Exercise inputs:

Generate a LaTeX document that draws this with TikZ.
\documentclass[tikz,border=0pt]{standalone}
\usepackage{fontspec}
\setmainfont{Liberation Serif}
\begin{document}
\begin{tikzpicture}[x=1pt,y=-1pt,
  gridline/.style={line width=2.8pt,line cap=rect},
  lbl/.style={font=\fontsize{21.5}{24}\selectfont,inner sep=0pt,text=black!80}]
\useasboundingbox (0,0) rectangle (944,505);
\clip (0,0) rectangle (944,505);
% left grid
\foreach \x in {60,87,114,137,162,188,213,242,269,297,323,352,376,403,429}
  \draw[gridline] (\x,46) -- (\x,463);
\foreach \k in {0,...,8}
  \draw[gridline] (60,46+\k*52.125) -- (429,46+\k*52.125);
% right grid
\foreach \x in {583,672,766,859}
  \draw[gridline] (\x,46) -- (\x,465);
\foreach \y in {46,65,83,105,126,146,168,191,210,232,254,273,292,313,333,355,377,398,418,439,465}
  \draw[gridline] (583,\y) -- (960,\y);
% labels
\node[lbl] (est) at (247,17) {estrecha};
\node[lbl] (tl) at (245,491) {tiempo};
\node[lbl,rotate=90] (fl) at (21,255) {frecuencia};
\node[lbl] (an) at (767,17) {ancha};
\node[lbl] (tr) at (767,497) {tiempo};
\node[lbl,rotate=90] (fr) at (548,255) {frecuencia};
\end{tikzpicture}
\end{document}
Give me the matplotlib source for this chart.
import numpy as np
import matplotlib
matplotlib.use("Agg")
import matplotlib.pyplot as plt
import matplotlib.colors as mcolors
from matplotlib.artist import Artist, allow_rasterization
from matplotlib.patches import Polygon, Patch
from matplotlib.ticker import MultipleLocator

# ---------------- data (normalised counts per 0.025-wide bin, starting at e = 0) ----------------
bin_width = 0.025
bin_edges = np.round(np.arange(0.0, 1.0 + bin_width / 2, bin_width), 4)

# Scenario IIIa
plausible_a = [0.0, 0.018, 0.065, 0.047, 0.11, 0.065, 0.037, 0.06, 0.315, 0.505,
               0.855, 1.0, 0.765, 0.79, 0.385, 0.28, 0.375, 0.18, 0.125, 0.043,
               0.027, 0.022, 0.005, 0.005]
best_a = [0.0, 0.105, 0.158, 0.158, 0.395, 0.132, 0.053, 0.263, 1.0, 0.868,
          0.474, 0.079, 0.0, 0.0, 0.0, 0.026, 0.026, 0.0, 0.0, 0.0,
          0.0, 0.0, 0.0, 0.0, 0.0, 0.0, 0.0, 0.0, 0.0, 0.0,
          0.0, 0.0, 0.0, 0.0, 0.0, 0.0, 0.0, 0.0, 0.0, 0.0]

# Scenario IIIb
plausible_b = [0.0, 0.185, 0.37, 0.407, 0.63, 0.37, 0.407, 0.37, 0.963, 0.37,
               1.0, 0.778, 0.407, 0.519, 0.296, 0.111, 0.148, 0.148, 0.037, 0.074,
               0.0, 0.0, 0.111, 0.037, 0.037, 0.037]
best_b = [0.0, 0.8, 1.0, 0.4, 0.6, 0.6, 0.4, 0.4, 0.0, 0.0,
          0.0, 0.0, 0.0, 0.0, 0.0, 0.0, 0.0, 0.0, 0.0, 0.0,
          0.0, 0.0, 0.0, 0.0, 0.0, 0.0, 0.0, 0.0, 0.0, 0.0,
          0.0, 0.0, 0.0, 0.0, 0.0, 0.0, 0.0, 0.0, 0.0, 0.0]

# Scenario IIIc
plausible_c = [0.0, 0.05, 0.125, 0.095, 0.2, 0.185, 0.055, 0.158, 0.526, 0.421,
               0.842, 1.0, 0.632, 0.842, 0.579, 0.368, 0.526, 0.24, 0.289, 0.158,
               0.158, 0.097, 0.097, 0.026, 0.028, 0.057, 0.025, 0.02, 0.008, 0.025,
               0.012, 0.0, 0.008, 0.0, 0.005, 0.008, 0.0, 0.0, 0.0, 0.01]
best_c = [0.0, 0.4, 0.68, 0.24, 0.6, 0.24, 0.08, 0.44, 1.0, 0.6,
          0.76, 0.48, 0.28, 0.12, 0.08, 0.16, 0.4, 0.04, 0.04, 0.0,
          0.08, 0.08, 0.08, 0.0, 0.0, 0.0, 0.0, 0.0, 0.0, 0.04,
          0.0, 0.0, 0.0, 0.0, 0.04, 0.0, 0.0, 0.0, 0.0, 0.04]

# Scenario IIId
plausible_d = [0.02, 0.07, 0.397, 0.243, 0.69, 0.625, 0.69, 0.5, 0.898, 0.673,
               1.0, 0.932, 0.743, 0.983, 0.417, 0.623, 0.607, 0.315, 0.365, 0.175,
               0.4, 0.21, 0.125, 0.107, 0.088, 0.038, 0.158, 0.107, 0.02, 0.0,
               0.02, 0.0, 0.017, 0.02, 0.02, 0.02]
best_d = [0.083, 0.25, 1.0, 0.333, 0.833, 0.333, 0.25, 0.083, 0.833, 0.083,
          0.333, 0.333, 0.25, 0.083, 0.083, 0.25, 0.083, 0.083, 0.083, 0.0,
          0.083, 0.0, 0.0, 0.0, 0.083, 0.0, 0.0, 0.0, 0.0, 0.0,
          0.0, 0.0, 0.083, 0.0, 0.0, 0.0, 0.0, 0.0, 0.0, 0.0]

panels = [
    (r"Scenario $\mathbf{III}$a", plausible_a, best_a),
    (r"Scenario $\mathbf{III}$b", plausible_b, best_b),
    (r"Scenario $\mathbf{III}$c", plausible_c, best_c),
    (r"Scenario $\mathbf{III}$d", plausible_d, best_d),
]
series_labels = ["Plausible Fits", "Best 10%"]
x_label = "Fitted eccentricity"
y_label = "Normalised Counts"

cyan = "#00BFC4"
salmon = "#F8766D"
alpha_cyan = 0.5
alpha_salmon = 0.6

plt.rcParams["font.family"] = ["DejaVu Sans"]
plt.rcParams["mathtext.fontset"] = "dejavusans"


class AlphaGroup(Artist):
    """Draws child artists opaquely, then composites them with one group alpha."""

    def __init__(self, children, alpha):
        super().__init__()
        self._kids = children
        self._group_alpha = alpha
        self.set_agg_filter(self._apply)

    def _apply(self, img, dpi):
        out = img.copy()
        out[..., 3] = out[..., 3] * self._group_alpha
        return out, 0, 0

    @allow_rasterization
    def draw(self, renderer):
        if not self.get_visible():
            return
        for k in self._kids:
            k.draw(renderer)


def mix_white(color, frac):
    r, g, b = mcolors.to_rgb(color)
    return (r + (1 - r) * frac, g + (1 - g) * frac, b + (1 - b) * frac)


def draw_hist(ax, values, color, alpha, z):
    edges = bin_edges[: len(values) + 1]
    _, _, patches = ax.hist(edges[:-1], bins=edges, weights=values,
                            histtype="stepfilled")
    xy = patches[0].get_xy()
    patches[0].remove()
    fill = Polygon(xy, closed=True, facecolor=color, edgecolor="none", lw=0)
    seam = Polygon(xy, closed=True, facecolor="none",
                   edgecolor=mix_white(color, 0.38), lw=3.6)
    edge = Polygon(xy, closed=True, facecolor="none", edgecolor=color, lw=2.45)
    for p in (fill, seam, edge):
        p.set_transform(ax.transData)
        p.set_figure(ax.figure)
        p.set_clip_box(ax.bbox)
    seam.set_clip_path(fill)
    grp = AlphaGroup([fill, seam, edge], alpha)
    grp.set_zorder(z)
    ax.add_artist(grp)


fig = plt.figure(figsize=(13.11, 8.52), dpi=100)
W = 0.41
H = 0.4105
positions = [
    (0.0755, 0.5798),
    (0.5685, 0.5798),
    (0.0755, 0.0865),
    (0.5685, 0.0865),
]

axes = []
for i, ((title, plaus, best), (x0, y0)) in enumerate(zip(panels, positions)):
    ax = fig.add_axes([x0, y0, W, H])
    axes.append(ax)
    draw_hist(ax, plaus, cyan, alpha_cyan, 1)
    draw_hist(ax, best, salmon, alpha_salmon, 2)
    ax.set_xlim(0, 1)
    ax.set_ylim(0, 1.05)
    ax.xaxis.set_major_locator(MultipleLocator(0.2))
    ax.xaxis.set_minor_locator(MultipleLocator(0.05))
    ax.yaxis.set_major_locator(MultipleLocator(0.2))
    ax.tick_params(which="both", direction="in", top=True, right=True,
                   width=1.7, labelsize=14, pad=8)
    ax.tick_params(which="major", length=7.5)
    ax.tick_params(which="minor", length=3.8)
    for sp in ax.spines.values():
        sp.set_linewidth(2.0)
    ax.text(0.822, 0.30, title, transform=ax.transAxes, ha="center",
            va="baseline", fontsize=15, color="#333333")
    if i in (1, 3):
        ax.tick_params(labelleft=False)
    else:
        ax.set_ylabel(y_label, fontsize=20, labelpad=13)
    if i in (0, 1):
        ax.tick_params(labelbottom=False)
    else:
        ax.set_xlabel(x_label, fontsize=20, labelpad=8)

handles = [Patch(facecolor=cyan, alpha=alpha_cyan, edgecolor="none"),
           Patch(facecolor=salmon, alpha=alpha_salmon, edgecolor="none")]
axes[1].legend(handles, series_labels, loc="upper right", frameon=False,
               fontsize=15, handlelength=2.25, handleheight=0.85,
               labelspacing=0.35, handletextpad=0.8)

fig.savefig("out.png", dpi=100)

Given request: What is wanted is an exact copy of the lines from the line containing "Give me the matplotlib source for this chart." to the line containing "bin_edges = np.round(np.arange(0.0, 1.0", both lines included, and of no other line.

Response for this exercise:
Give me the matplotlib source for this chart.
import numpy as np
import matplotlib
matplotlib.use("Agg")
import matplotlib.pyplot as plt
import matplotlib.colors as mcolors
from matplotlib.artist import Artist, allow_rasterization
from matplotlib.patches import Polygon, Patch
from matplotlib.ticker import MultipleLocator

# ---------------- data (normalised counts per 0.025-wide bin, starting at e = 0) ----------------
bin_width = 0.025
bin_edges = np.round(np.arange(0.0, 1.0 + bin_width / 2, bin_width), 4)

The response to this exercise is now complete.